Day 15: Solus rex, again

Ishmael and I both awoke early on Day 15, drank our coffee, and took counsel. Ishmael had concluded, during the wise hours of unconsciousness, that he ought to go do his cousinly duty, and though I was sorry to lose his company so soon, it seemed like the right choice to me too.

Day 15 had dawned beautiful and clear and crisp -- a little bracing, with what felt like an anticipatory touch of fall in the air, though it was only mid-August. We got the anchors up and then motored, with a bit of help from the jib(*), through Milk Island Channel and into Rockport Harbor.

(Does anybody know, by the way, why there are two practically identical Cape Ann lighthouses?)

One regrettable thing about the Cape Ann lights is that they are said to have preserved the life of that bloodthirsty monster, President Woodrow Wilson, a Nobel Peace Prize laureate, along with Teddy Roosevelt, Henry Kissinger, and the current Bombdropper-In-Chief:

Among the many lives potentially saved by the Cape Ann Light Station on Thacher Island is that of President Woodrow Wilson. After the Versailles Peace Conference that officially ended WWI, President Wilson was cruising home aboard the passenger liner America, when it was caught in blinding fog. Had its crew not heard the blast of Cape Ann’s foghorn and made an emergency course correction, the America would have smashed onto the island’s rocky shore.
Usually I'm quite grateful for navaids but this story kinda makes me wonder.

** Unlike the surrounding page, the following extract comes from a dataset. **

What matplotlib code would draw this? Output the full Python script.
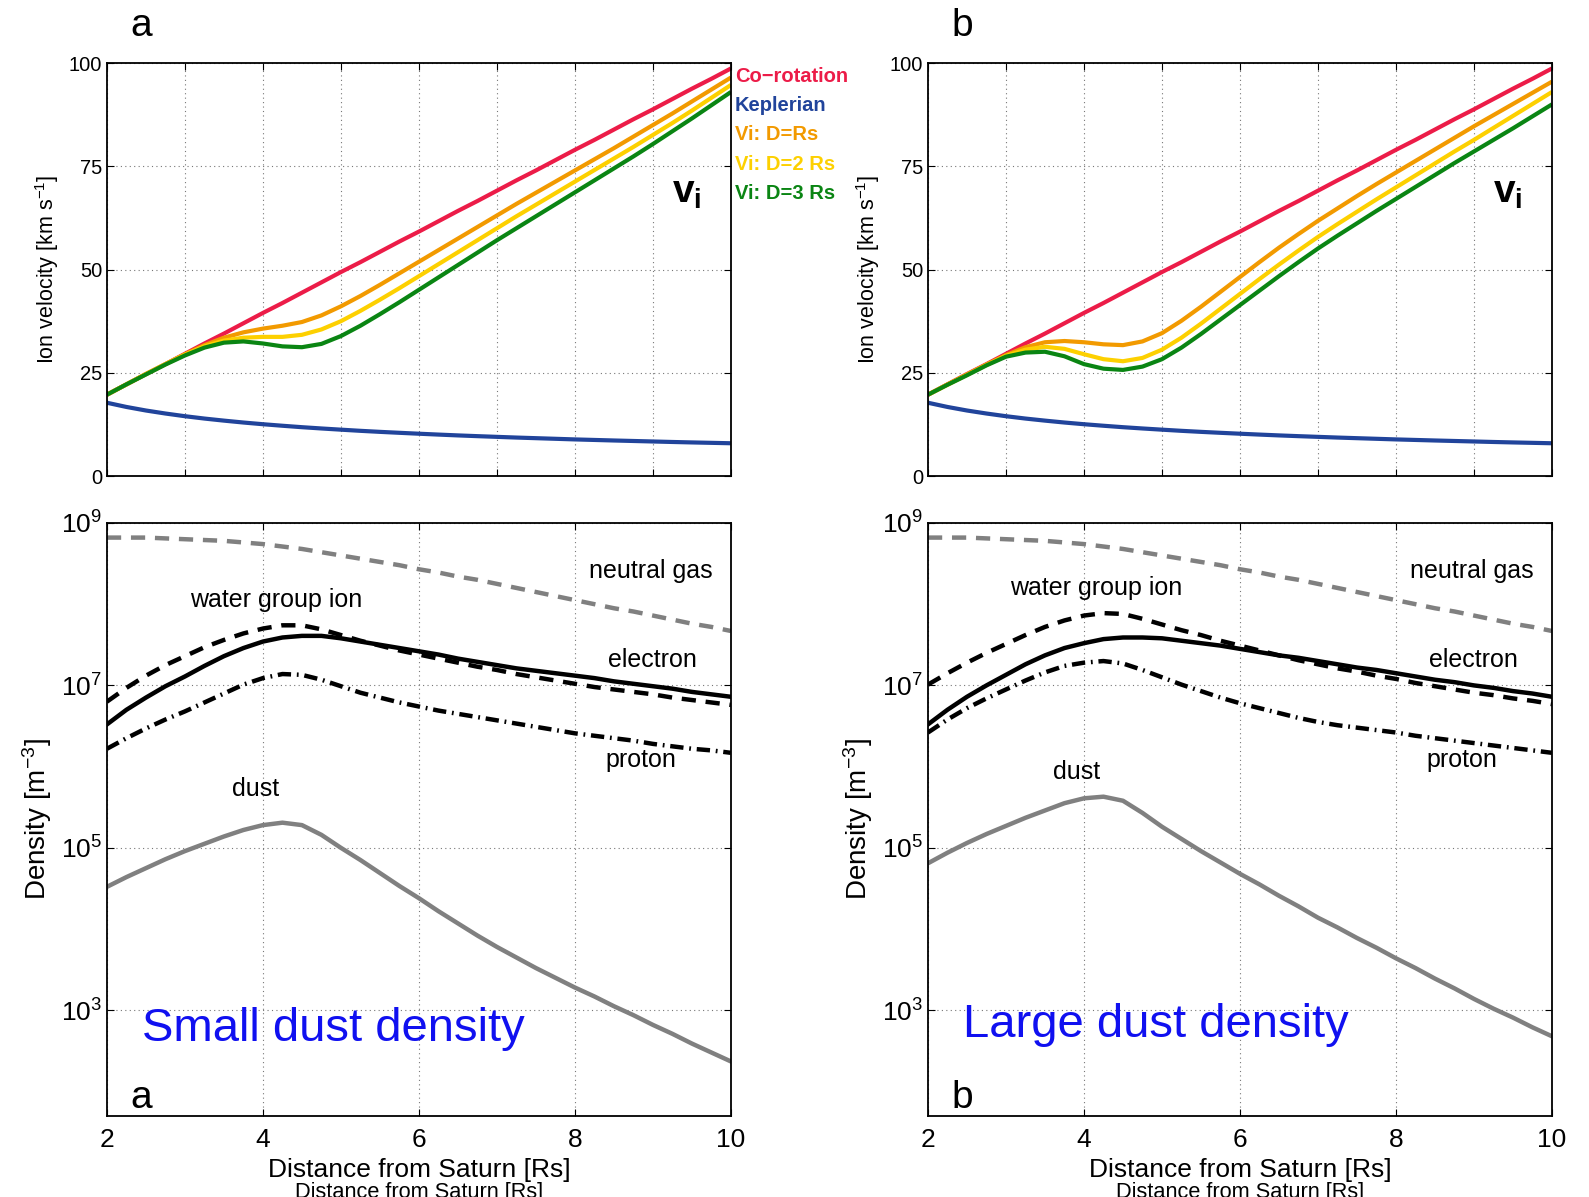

I will leave the much pleasanter topic of Rockport for another post.

-------------

(*) The roller furler was mysteriously working again. I hadn't done anything do it, other than dousing the sail and hoisting it again. Sometimes, of course, that's all it takes -- the jib gods just want a little respect. In this case the story proved to be a little more interesting, but we will get to that in its proper place.

1 comment:

  1. A fellow-sailor better informed than I writes, on the subject of the Cape Ann lights:

    The reason for the two towers of Cape Ann: They were built before there was any way of making lights rotate or otherwise flash. CAL thus had a characteristic of two steady lights. The extra tower has been abandoned for many years, but it was obviously well built.